La commande d'une Citroën neuve en 1969, par le Docteur Danche

On en connait plus d'un qui, au moment de s'endormir, rêve qu'il est en 68, et qu'il va chez le concessionnaire Citroën pour commander sa DS neuve, hésitant juste sur le coloris.

Stéphane a eu la gentillesse de me faire parvenir tout le dossier d'une commande d'époque, et si la voiture n'est (probablement) pas survivante (elle a été revendue dans les années 80), le déroulé de ces documents est très évocateur.

Merci à lui!

 

 

Etape 1: le bon de commande (11/12/1968)

Nous sommes Mercredi, et M Crueize, commerçant à Chateauroux, passe commande auprès de Georges Bechade qui représente la succursale de Chateauroux.

Il rend son ID61, et cette fois il part sur une ID20, plus moderne, mieux motorisée et puis surtout en liquide vert, il parait que c'est quand même bien mieux.

DA, chauffage -5, accoudoir côté gauche (c'est la dernière année où il n'est pas de série), phares directionnels et désembuage arrière, on ne se refuse rien sur cette ID luxueuse.

Certes ce ne sera pas la "Pallas": oh, il y en avait bien à la concession, avec l'intérieur cuir et tutti quanti, mais quand on est commerçant en province, mieux vaut ne pas être trop jalousé par ses clients...

 

Seul faux-pas: Bechade lui écorche son nom sur le bon.
"Creize"; tss. Crueize, avec un U, ça vient de Lozère.

 

Etape 2: la confirmation (12/12/1968)

Dès le lendemain, Citroën Chateauroux accuse réception du chèque, et transmet la commande à "Notre Constructeur".

Epouvantable mensonge au moment de cette confirmation, on fait croire à M Crueize qu'il aura du Rhovyline. Quand il se grattera les fesses et fera de l'électricité statique sur le Jersey Velours (celui des modèles non Pallas à partir du millésime 69), il comprendra qu'il aurait finalement du prendre la Pallas (les Pallas sont les seules à garder du Rhovyline encore cette année là).

Et puis, on a beau dire, ça a plus de gueule qu'une ID aux poignées en plastoc.

Etape 3: la demande de règlement (16/01/1969)

Après une attente fébrile d'un mois, ca y est, la voiture est prête depuis la veille.

M Crueize doit payer, Bechade sera informé.

Et jusqu'au dernier moment on fera croire à l'infortuné qu'il aura du Rhovyline.

 

On barre la rubrique "transport", apparemment M Crueize ira chercher sa voiture lui-même à Javel.

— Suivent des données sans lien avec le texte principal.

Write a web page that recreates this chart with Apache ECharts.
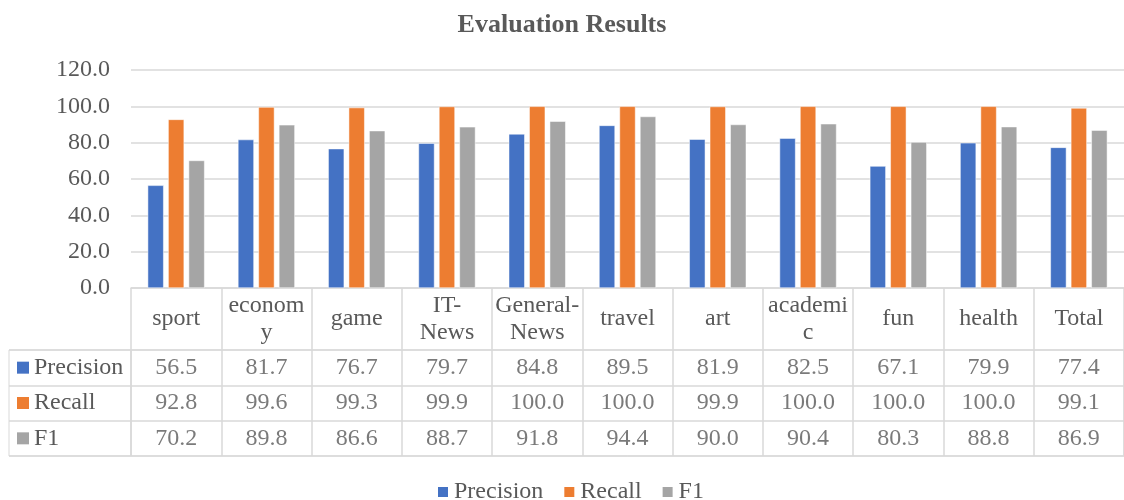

Etape 4: la livraison (18/01/1969)

Le courrier suivant confirme que l'ID20 est sortie d'usine le 15 Janvier, la veille du courrier précédent. Tout cela est orchestré de main de maitre.

 

La SAM (Société Auxiliaire de Manutention) réceptionnait les voitures dans le hall de livraison de Javel, assurait l’immatriculation WW, la préparation, la fourniture de carburant, et la livraison rue de Lourmel à l’acheteur provincial très content de monter à Paris récupérer sa belle DS.

 

Les Ets Faucher pouvaient aussi effectuer le transport des automobiles mais ici ce n'est pas le cas.

 

Etape 5: la facture (18/01/1969)

Dans la foulée de la remise de la voiture, on clôture le dossier.

Merci Monsieur, et rendez-vous dans quelques années, vous passerez à la GS vert rainette (ou vert reinette? Une GS est-elle plus grenouille ou pomme verte?).

 

Etape 6: la vérification a posteriori (30/01/1969)

Incroyable, ce document est resté joint au reste, le tout étant encore en possession du neveu de M Crueize.

Mais quelle est donc la nature de l'incertitude de notre acheteur, que veut-il vérifier en s'achetant ce magazine?

 

Pour moi c'est évident: c'est comme si, par delà les années, je l'entendais marmonner "mais bon sang de bonsoir, comment se fait-il que je n'ai pas eu le Rhovyline sur mon ID20?"